Penetration Testing & Vulnerability Assessment
This area is critical if you are interviewing for the offensive security track. Interviewers want to know that you can safely and effectively identify vulnerabilities in web applications, networks, and cloud environments without disrupting business operations. Strong performance means moving beyond automated tools to demonstrate manual testing methodologies.
Be ready to go over:
- Web Application Security – Deep understanding of the OWASP Top 10, including SQL injection, Cross-Site Scripting (XSS), and Broken Access Control.
- Network Penetration Testing – Knowledge of port scanning, enumeration, and exploiting misconfigured services.
- Tooling and Automation – Familiarity with industry-standard tools like Burp Suite, Nmap, Metasploit, and Nessus.
- Advanced concepts (less common) – Privilege escalation techniques, bypassing web application firewalls (WAFs), and writing custom exploit scripts in Python or Bash.
Example questions or scenarios:
- "Walk me through how you would approach a black-box penetration test for a newly developed internal web application."
- "You find a Blind SQL Injection vulnerability. How do you prove its impact without extracting data and risking a breach?"
- "Explain the difference between a vulnerability scan and a penetration test to a non-technical stakeholder."
Security Auditing & Compliance
If you are pursuing the auditing track, this is your primary battleground. RE/MAX must adhere to strict data protection standards. Interviewers will evaluate your ability to assess systems against established frameworks, identify control gaps, and recommend practical remediations.
Be ready to go over:
- Compliance Frameworks – Understanding of frameworks relevant to financial and personal data, such as PCI-DSS, SOC 2, and GDPR.
- Identity and Access Management (IAM) – Auditing user permissions, the principle of least privilege, and role-based access control (RBAC).
- Risk Assessment Methodology – How to quantify and prioritize risks based on likelihood and business impact.
- Advanced concepts (less common) – Automating compliance checks in CI/CD pipelines and auditing cloud-native architectures (AWS/Azure).

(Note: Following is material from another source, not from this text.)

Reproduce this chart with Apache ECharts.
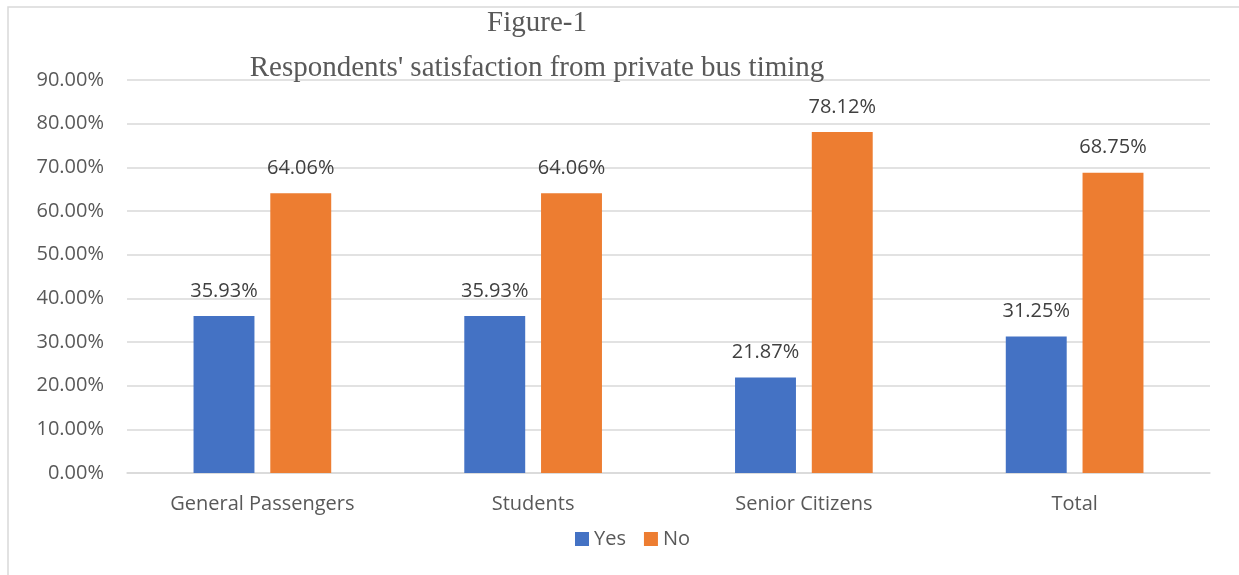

Example questions or scenarios:
- "How would you conduct an audit of our Active Directory environment to ensure the principle of least privilege is being enforced?"
- "We have a critical system that fails a compliance check, but the engineering team says fixing it will cause massive downtime. How do you handle this?"
- "Describe your process for gathering evidence during a SOC 2 audit."
Network & Infrastructure Security
A strong foundation in networking is non-negotiable for any Security Engineer. You must understand how data flows through an organization to protect it effectively. Interviewers will test your knowledge of core protocols and infrastructure defense mechanisms.
Be ready to go over:
- OSI Model and Core Protocols – Deep knowledge of TCP/IP, DNS, HTTP/S, and TLS/SSL.
- Perimeter Defense – Understanding of firewalls, IDS/IPS, and VPN architectures.
- Cloud Security Basics – Securing virtual private clouds, managing security groups, and understanding shared responsibility models.
- Advanced concepts (less common) – Packet analysis using Wireshark, zero-trust architecture principles, and securing containerized environments.
Example questions or scenarios:
- "Explain exactly what happens at a network level when you type a URL into a browser and hit enter, focusing on the security handshakes."
- "How would you design a secure network architecture for a branch office connecting back to our corporate data center?"
- "What are the security implications of using a default VPC in a public cloud environment?"